Artificial intelligence and robotics could automate more than half of all work carried out in the United States — with existing technology — according to a new report from the McKinsey Global Institute.
The research finds that 57% of US work hours could be automated today if organisations redesigned workflows around the capabilities of AI agents and robots. The analysis suggests that nearly half of American jobs sit within occupations facing significant disruption from automation.
Around 40% of the roles most vulnerable involve drafting, information processing and routine reasoning — tasks at which AI agents already excel. Hiring in some of these fields, including paralegals, office administrators and even computer programmers, has slowed as companies assess the potential for AI to absorb large portions of their workload.
Physical roles are also at risk. Jobs performed in hazardous environments, such as warehouse operations or machinery handling, are highly likely to be replaced by robotics as adoption costs fall and safety concerns increase.
Conversely, McKinsey found that roughly one-third of American jobs are difficult to automate because they require deeply human qualities — from empathy to dexterity. Nursing and social care are among the safest professions, with 70% of tasks requiring physical presence, compassion and intuitive decision-making that machines struggle to replicate. Maintenance and repair roles, which require judgment, adaptability and work in unpredictable environments, are also hard to automate.
The report — Agents, Robots and Us — emphasises that the biggest barrier to large-scale automation is not technological capability but policy decisions, investment and companies’ willingness to overhaul entire workflows rather than automate piecemeal tasks. McKinsey estimates that redesigning work with AI in mind could generate $2.9 trillion a year in economic value by 2030.
The report paints a future in which humans work in partnership with AI rather than being replaced wholesale. Workers will spend less time preparing documents or processing data and more time interpreting outputs, guiding AI systems and making higher-level judgments. Teaching is highlighted as a sector where hybrid AI use could remove administrative burdens and support lesson planning, while leaving educators to lead, evaluate and interact.
While jobs will disappear, McKinsey argues that new roles will emerge — including AI product managers, safety specialists, system trainers and engineers responsible for tuning and supervising automated tools.
Real-world evidence suggests the shift is already under way. Fintech group Klarna has said it can continue to grow revenue without growing headcount, thanks to AI. Law firm Clifford Chance and telecoms provider BT have recently announced job reductions linked to increased automation.
Early-career workers appear most exposed.
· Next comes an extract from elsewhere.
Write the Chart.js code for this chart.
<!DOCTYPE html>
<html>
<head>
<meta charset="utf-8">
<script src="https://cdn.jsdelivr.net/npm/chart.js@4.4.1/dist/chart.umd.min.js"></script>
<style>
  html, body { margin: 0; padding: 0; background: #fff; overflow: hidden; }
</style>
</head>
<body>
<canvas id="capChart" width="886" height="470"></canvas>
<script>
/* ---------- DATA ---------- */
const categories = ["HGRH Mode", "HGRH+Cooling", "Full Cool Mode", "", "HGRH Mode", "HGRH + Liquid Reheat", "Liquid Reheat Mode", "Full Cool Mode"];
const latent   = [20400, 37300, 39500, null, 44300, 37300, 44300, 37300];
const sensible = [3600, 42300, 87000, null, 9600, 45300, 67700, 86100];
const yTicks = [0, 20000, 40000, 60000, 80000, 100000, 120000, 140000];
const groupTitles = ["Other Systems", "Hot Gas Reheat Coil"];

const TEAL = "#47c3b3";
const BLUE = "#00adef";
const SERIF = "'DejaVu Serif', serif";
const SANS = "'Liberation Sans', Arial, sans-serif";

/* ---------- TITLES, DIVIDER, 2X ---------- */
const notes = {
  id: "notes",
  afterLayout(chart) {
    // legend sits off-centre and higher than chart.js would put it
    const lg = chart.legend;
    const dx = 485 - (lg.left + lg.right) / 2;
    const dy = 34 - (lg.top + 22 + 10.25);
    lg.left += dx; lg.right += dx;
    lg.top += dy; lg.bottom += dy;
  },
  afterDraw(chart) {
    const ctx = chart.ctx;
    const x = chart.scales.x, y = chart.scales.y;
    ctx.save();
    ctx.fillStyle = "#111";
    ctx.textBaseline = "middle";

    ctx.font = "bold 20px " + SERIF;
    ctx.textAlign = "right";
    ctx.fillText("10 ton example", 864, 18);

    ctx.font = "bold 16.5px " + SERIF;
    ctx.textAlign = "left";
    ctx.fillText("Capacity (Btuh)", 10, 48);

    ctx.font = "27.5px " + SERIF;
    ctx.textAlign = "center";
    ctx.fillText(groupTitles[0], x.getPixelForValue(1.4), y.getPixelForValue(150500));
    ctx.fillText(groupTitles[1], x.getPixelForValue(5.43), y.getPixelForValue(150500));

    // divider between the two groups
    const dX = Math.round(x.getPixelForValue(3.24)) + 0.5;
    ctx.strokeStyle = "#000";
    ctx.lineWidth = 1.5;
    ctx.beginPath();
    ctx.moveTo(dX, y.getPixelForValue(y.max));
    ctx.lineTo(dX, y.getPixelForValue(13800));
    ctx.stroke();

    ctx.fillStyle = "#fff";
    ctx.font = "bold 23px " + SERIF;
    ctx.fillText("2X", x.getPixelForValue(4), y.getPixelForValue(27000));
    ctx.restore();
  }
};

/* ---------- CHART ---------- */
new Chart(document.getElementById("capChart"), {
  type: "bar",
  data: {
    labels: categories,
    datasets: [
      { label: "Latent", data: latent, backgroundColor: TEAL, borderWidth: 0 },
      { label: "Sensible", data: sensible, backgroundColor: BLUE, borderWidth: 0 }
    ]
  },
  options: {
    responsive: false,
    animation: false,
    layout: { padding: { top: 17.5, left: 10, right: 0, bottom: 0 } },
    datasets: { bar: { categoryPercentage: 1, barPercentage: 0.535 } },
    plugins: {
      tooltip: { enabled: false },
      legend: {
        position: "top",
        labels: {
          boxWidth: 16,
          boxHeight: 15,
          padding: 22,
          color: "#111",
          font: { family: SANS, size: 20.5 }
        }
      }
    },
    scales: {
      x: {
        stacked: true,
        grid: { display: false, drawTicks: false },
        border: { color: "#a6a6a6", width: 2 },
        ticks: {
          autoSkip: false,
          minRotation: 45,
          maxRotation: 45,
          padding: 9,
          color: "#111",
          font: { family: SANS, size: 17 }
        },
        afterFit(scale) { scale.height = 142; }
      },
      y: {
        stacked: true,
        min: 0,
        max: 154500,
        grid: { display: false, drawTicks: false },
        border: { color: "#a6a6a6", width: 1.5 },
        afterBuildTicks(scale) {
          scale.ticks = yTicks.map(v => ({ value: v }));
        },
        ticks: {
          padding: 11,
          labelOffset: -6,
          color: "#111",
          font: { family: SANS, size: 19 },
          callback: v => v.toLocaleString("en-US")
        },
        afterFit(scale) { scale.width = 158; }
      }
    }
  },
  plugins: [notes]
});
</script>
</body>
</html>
A recent Stanford study found that employees aged 22–25 in AI-intensive occupations have experienced a 13% decline in employment, although more experienced workers have not yet seen equivalent displacement.
McKinsey’s report follows Microsoft’s recent analysis predicting that translators, sales representatives and financial advisers face early AI disruption, while nurses, plumbers, ship engineers and water treatment operators remain among the safest professions.